Your instructions
Please quote exactly the opening lines of the data, from the first line to the one where "ax.set_xticklabels(categories, linespacing=1.35, fontsize=15)" appears.

Data lines
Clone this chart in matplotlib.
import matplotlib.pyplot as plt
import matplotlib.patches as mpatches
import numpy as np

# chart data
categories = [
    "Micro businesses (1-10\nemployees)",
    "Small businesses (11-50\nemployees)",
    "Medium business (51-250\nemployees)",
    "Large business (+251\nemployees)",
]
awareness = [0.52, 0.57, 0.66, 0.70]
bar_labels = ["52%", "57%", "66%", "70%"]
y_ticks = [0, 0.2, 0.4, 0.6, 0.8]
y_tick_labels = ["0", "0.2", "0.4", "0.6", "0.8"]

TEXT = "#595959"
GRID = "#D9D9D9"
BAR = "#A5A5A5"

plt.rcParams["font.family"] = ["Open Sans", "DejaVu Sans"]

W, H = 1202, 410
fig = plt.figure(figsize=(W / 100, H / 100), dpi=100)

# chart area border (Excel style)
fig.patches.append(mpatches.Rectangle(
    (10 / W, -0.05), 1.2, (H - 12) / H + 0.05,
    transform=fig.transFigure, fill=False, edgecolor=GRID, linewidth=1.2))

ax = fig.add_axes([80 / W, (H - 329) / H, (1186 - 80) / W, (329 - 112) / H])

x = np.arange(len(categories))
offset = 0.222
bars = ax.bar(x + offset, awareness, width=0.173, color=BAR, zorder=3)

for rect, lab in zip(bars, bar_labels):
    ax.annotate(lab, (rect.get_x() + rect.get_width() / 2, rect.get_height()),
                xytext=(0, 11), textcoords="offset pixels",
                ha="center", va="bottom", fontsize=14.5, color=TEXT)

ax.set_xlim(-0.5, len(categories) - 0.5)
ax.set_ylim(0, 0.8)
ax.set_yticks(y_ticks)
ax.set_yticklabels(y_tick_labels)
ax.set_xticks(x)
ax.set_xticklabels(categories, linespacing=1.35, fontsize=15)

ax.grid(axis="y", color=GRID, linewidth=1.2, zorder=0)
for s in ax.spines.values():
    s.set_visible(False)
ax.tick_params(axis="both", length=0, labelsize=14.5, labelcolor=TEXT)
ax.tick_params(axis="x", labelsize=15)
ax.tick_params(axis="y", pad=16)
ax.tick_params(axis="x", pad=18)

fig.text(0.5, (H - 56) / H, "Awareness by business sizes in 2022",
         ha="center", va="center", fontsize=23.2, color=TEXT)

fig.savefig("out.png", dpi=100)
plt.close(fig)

Result of this exercise
Clone this chart in matplotlib.
import matplotlib.pyplot as plt
import matplotlib.patches as mpatches
import numpy as np

# chart data
categories = [
    "Micro businesses (1-10\nemployees)",
    "Small businesses (11-50\nemployees)",
    "Medium business (51-250\nemployees)",
    "Large business (+251\nemployees)",
]
awareness = [0.52, 0.57, 0.66, 0.70]
bar_labels = ["52%", "57%", "66%", "70%"]
y_ticks = [0, 0.2, 0.4, 0.6, 0.8]
y_tick_labels = ["0", "0.2", "0.4", "0.6", "0.8"]

TEXT = "#595959"
GRID = "#D9D9D9"
BAR = "#A5A5A5"

plt.rcParams["font.family"] = ["Open Sans", "DejaVu Sans"]

W, H = 1202, 410
fig = plt.figure(figsize=(W / 100, H / 100), dpi=100)

# chart area border (Excel style)
fig.patches.append(mpatches.Rectangle(
    (10 / W, -0.05), 1.2, (H - 12) / H + 0.05,
    transform=fig.transFigure, fill=False, edgecolor=GRID, linewidth=1.2))

ax = fig.add_axes([80 / W, (H - 329) / H, (1186 - 80) / W, (329 - 112) / H])

x = np.arange(len(categories))
offset = 0.222
bars = ax.bar(x + offset, awareness, width=0.173, color=BAR, zorder=3)

for rect, lab in zip(bars, bar_labels):
    ax.annotate(lab, (rect.get_x() + rect.get_width() / 2, rect.get_height()),
                xytext=(0, 11), textcoords="offset pixels",
                ha="center", va="bottom", fontsize=14.5, color=TEXT)

ax.set_xlim(-0.5, len(categories) - 0.5)
ax.set_ylim(0, 0.8)
ax.set_yticks(y_ticks)
ax.set_yticklabels(y_tick_labels)
ax.set_xticks(x)
ax.set_xticklabels(categories, linespacing=1.35, fontsize=15)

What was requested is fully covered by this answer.